Italo Calvino, nelle sue “Lezioni Americane” – quel ciclo di conferenze mai pronunciate a Harvard, ma eterne nella loro essenza letteraria – ci insegna a navigare il mondo attraverso sei valori: Leggerezza, Rapidità, Esattezza, Visibilità, Molteplicità e Consistenza. Immaginate di applicare questi principi non alla pagina scritta, ma al campo verde, al Napoli di Antonio Conte, reduce da un 0-0 asfissiante contro l’Eintracht. Quasi si dispiace, in cuor suo, l’allenatore di aver ricevuto una rosa così ampia, un portafoglio gonfio di acquisti che lo costringe a far giocare tutti, a imporre un gioco che, eccome se i giocatori li ha.
D’accordo gli infortuni – muscolari, quasi tutti, eco di una preparazione anni ’80, colpa sua e del suo staff – ma quale società spende 50 milioni per Hojlund dopo 35 per Lukaku (voluto da lui per liberarsi di Raspadori e Simeone, mai impiegati), trattenendo il belga?
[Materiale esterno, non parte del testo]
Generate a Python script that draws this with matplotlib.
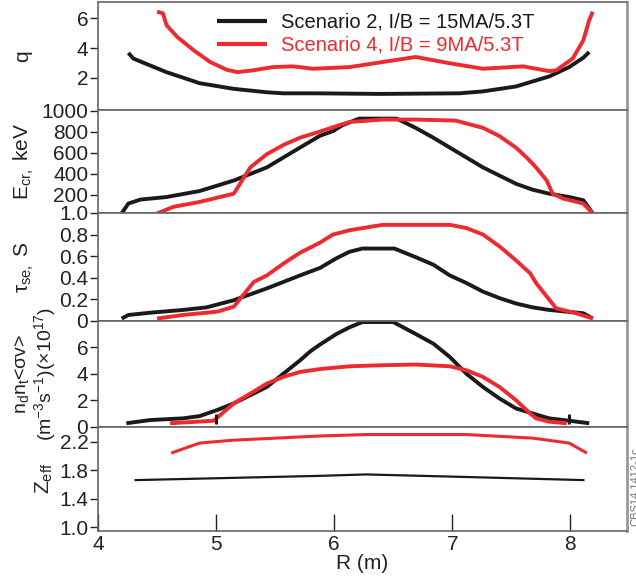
import matplotlib
matplotlib.use("Agg")
import matplotlib.pyplot as plt

plt.rcParams["font.family"] = ["Liberation Sans", "DejaVu Sans"]
plt.rcParams["mathtext.fontset"] = "custom"
plt.rcParams["mathtext.rm"] = "Liberation Sans"
plt.rcParams["mathtext.it"] = "Liberation Sans"

BLACK = "#1a1a1a"
RED = "#ec2a2f"

# --- q profile ---
q2_R = [4.257, 4.30, 4.58, 4.86, 5.15, 5.43, 5.57, 5.85, 6.38, 7.06, 7.26, 7.54, 7.82, 7.99, 8.11, 8.16]
q2_v = [3.68, 3.30, 2.39, 1.65, 1.27, 1.04, 0.97, 0.97, 0.93, 0.97, 1.10, 1.43, 2.10, 2.73, 3.36, 3.74]
q4_R = [4.50, 4.55, 4.58, 4.67, 4.81, 4.95, 5.09, 5.18, 5.31, 5.48, 5.65, 5.82, 6.13, 6.41, 6.69,
        6.97, 7.26, 7.60, 7.82, 7.88, 8.02, 8.11, 8.16, 8.19]
q4_v = [6.45, 6.34, 5.55, 4.76, 3.86, 3.07, 2.55, 2.39, 2.51, 2.73, 2.78, 2.62, 2.73, 3.07, 3.41,
        3.00, 2.62, 2.78, 2.46, 2.51, 3.30, 4.53, 5.88, 6.45]

# --- critical energy, keV ---
e2_R = [4.20, 4.257, 4.36, 4.58, 4.86, 5.15, 5.43, 5.57, 5.71, 5.88, 5.99, 6.07, 6.21, 6.53, 6.69,
        6.84, 6.98, 7.12, 7.26, 7.40, 7.54, 7.68, 7.82, 7.99, 8.11, 8.19]
e2_v = [21, 115, 153, 177, 234, 334, 459, 553, 647, 760, 804, 860, 923, 923, 835, 741, 647, 553,
        459, 381, 303, 247, 209, 177, 146, 21]
e4_R = [4.50, 4.64, 4.86, 5.15, 5.29, 5.43, 5.57, 5.71, 5.88, 5.99, 6.13, 6.41, 6.69, 7.03, 7.26,
        7.40, 7.54, 7.63, 7.71, 7.80, 7.85, 7.94, 8.11, 8.19]
e4_v = [21, 84, 130, 209, 459, 585, 672, 741, 800, 841, 891, 914, 914, 904, 835, 757, 647, 553,
        459, 334, 209, 162, 115, 21]

# --- slowing down time, s ---
t2_R = [4.20, 4.257, 4.44, 4.72, 4.92, 5.15, 5.43, 5.71, 5.88, 6.02, 6.13, 6.24, 6.51, 6.69, 6.84,
        6.98, 7.12, 7.26, 7.40, 7.54, 7.68, 7.82, 8.11, 8.19]
t2_v = [0.02, 0.053, 0.074, 0.10, 0.124, 0.19, 0.30, 0.42, 0.49, 0.58, 0.64, 0.67, 0.67, 0.59, 0.52,
        0.42, 0.35, 0.27, 0.21, 0.16, 0.124, 0.10, 0.069, 0.02]
t4_R = [4.50, 4.72, 5.01, 5.15, 5.32, 5.43, 5.57, 5.71, 5.88, 5.99, 6.13, 6.41, 6.69, 6.98, 7.12,
        7.26, 7.40, 7.54, 7.66, 7.71, 7.88, 8.05, 8.19]
t4_v = [0.02, 0.053, 0.084, 0.13, 0.36, 0.42, 0.53, 0.63, 0.725, 0.80, 0.84, 0.89, 0.89, 0.89, 0.86,
        0.80, 0.69, 0.56, 0.44, 0.35, 0.115, 0.069, 0.02]

# --- fusion rate n_d n_t <sigma v>, 1e17 ---
f2_R = [4.24, 4.44, 4.72, 4.86, 5.01, 5.15, 5.43, 5.57, 5.71, 5.80, 5.88, 6.02, 6.13, 6.24, 6.50,
        6.69, 6.84, 6.98, 7.12, 7.26, 7.40, 7.54, 7.68, 7.82, 7.99, 8.16]
f2_v = [0.26, 0.50, 0.63, 0.80, 1.26, 1.76, 3.0, 4.0, 5.0, 5.7, 6.2, 7.0, 7.5, 7.9, 7.9, 7.0, 6.27,
        5.26, 4.0, 3.0, 2.13, 1.38, 1.0, 0.63, 0.45, 0.26]
f4_R = [4.61, 4.98, 5.15, 5.29, 5.43, 5.57, 5.71, 5.88, 6.13, 6.41, 6.69, 6.98, 7.12, 7.26, 7.40,
        7.54, 7.66, 7.71, 7.82, 7.97]
f4_v = [0.26, 0.45, 1.76, 2.5, 3.26, 3.76, 4.13, 4.35, 4.56, 4.64, 4.69, 4.56, 4.26, 3.76, 3.0,
        2.0, 1.0, 0.63, 0.38, 0.26]
mark_R = [5.0, 7.99]
mark_v = [0.55, 0.6]

# --- Z_eff ---
z2_R = [4.31, 5.88, 6.27, 6.98, 8.12]
z2_v = [1.66, 1.72, 1.74, 1.71, 1.66]
z4_R = [4.62, 4.86, 5.14, 5.88, 6.27, 7.12, 7.68, 7.99, 8.14]
z4_v = [2.04, 2.18, 2.22, 2.28, 2.30, 2.30, 2.25, 2.18, 2.04]

panels = [
    dict(s2=(q2_R, q2_v), s4=(q4_R, q4_v), ylim=(-0.15, 7.1), ticks=[2, 4, 6],
         labels=["2", "4", "6"], ylabel="q", lx=-0.125),
    dict(s2=(e2_R, e2_v), s4=(e4_R, e4_v), ylim=(25, 1005), ticks=[200, 400, 600, 800, 1000],
         labels=["200", "400", "600", "800", "1000"], ylabel=r"E$_{\rm cr,}$ keV", lx=-0.118),
    dict(s2=(t2_R, t2_v), s4=(t4_R, t4_v), ylim=(0, 1.0), ticks=[0, 0.2, 0.4, 0.6, 0.8, 1.0],
         labels=["0", "0.2", "0.4", "0.6", "0.8", "1.0"], ylabel=r"$\tau_{\rm se,}$ S", lx=-0.118),
    dict(s2=(f2_R, f2_v), s4=(f4_R, f4_v), ylim=(0, 8), ticks=[0, 2, 4, 6],
         labels=["0", "2", "4", "6"],
         ylabel="n$_{\\rm d}$n$_{\\rm t}$<σv>\n(m$^{-3}$s$^{-1}$)(×10$^{17}$)", lx=-0.075),
    dict(s2=(z2_R, z2_v), s4=(z4_R, z4_v), ylim=(0.95, 2.41), ticks=[1.0, 1.4, 1.8, 2.2],
         labels=["1.0", "1.4", "1.8", "2.2"], ylabel=r"Z$_{\rm eff}$", lx=-0.082),
]

W, H = 636, 587
edges = [2, 110, 213, 320.7, 426.7, 530.7]
left, right = 98, 627

fig = plt.figure(figsize=(W / 100, H / 100), dpi=100)
axes = []
for i, p in enumerate(panels):
    top, bot = edges[i], edges[i + 1]
    ax = fig.add_axes([left / W, 1 - bot / H, (right - left) / W, (bot - top) / H])
    lw2, lw4 = (1.6, 2.2) if i == 4 else (2.8, 2.8)
    ax.plot(*p["s2"], color=BLACK, lw=lw2, solid_capstyle="butt",
            label="Scenario 2, I/B = 15MA/5.3T")
    ax.plot(*p["s4"], color=RED, lw=lw4, solid_capstyle="butt",
            label="Scenario 4, I/B = 9MA/5.3T")
    ax.set_xlim(4, 8.48)
    ax.set_ylim(*p["ylim"])
    ax.set_yticks(p["ticks"])
    ax.set_yticklabels(p["labels"])
    ax.tick_params(axis="y", direction="out", length=6, width=1, labelsize=15, pad=1,
                   colors="#222222")
    fs = 14 if i == 3 else 15
    ax.set_ylabel(p["ylabel"], fontsize=fs, color="#222222", linespacing=1.05)
    ax.yaxis.set_label_coords(p["lx"], 0.5)
    for side in ["left", "top", "bottom"]:
        ax.spines[side].set_color("#666666")
        ax.spines[side].set_linewidth(1.2)
    ax.spines["right"].set_color("#999999")
    ax.spines["right"].set_linewidth(2)
    if i < 4:
        ax.tick_params(axis="x", length=0, labelbottom=False)
    axes.append(ax)

axes[3].plot(mark_R, mark_v, linestyle="none", marker="|", markersize=7, mew=2.2, color=BLACK)

axb = axes[-1]
axb.set_xticks([4, 5, 6, 7, 8])
axb.tick_params(axis="x", direction="in", length=12, width=1, labelsize=15, pad=3,
                colors="#222222")
axb.set_xlabel("R (m)", fontsize=15, color="#222222", labelpad=0)

leg = axes[0].legend(loc="upper left", bbox_to_anchor=(0.19, 1.07), frameon=False,
                     fontsize=14.5, handlelength=2.5, handletextpad=0.7, labelspacing=0.2)
for txt, c in zip(leg.get_texts(), [BLACK, RED]):
    txt.set_color(c)
for line in leg.get_lines():
    line.set_linewidth(3)

fig.text(0.999, 1 - 447 / H, "CBS14.1412-1c", rotation=90, fontsize=8, color="#777777",
         ha="center", va="top")

fig.savefig("out.png", dpi=100)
Quale club ti regala un centrocampo con De Bruyne, McTominay, Lobotka, Anguissa più Elmas (che basta metterlo dentro per vederlo giocare a pallone), Gilmour e via dicendo? E le fasce? Lang, Gutierrez, Olivera, Spinazzola; la difesa con cinque centrali, uno a 30 milioni dopo Rrahmani e Buongiorno; Milinkovic-Savic in porta senza vendere Meret. È una molteplicità calviniana, un universo di opzioni che Conte sembra ignorare, limitandosi a due cambi in novanta minuti, come se temesse di diluire la sua essenza.

Nella Leggerezza, Calvino evoca Ovidio e la metamorfosi: il Napoli dovrebbe fluttuare, evadere dal peso del catenaccio altrui – “L’Eintracht fa barricate, il Como perde tempo” – ma Conte, Rocky Balboa del pallone, preferisce incassare colpi, uscire sfavorito, con alibi pronti. Piacerebbe a Calvino questa leggerezza negata: zero tiri in porta in due partite, schemi invisibili, azioni evanescenti. La squadra è piena di “lungagnoni”, corner tirati malissimo – com’è che con Spalletti si segnava sugli angoli? – e il gioco è pesante, provinciale, vittorie di sofferenza alla Juventus, Chelsea, Nazionale. Mai imporre, mai divertire: la partita, caro Conte, la guardi per il piacere, non per il sudore.
La Rapidità calviniana, quel balzo narrativo à la Pavese, manca nei ripari: solo due sostituzioni contro un 0-0 che urla “vinci!”, nonostante la rosa in “rosso” per stanchezza. È un segnale: Conte non ha fiducia nei rincalzi, brucia i giovani (Marianucci a San Siro a freddo), non fa crescere Hojlund in un vero centravanti. Lukaku segna uno, Hojlund quattro tra coppe e campionato, ma Simeone diluvia altrove, Raspadori era provvidenza – li hai mandati via tu, per scelta.
Esattezza e Visibilità: Calvino cerca precisione geometrica, immagini che si impongono. Qui, zero: fase offensiva anemica, Lang-Neres-Político a secco, conferenze stampa dove rispondi male a domande sacrosante (“Parliamo di attacco?”). L’ambiente unito è una goccia nel mare; critica e osservazioni devono fluire, o annulliamo interviste e dibatti. A 15 partite, zero bel gioco, zero vittorie convincenti: così non va.

La Molteplicità, esplosione di voci come in “Le città invisibili”, è la rosa napoletana: completa, forte, ma non giocata. Conte fa di necessità virtù in emergenza – contropiede all’Inter, carattere – ma quando comanda il gioco? Non è in grado, né di gestire due competizioni. Magari vinceremo, ma alzi la mano chi si diverte: infortuni colpa sua, scuse infinite, un allenatore che sperava in un mercato scarno per alibi facili.
Infine, la Consistenza: Calvino, citando Lucrezio, vuole un “io” solido, coerente. Conte è consistente nel suo mito del combattente, ma il Napoli merita di più: un gioco piacevole, una rosa sfruttata, giovani cresciuti. Partenope non è solo sofferenza; è leggerezza meridionale, rapidità partenopea. Conte, impara da Calvino: la letteratura – e il calcio – è moltiplicità che danza, non pugni al sacco. Altrimenti, questa Champions resta un sogno evanescente. Forza Napoli, ma con leggerezza!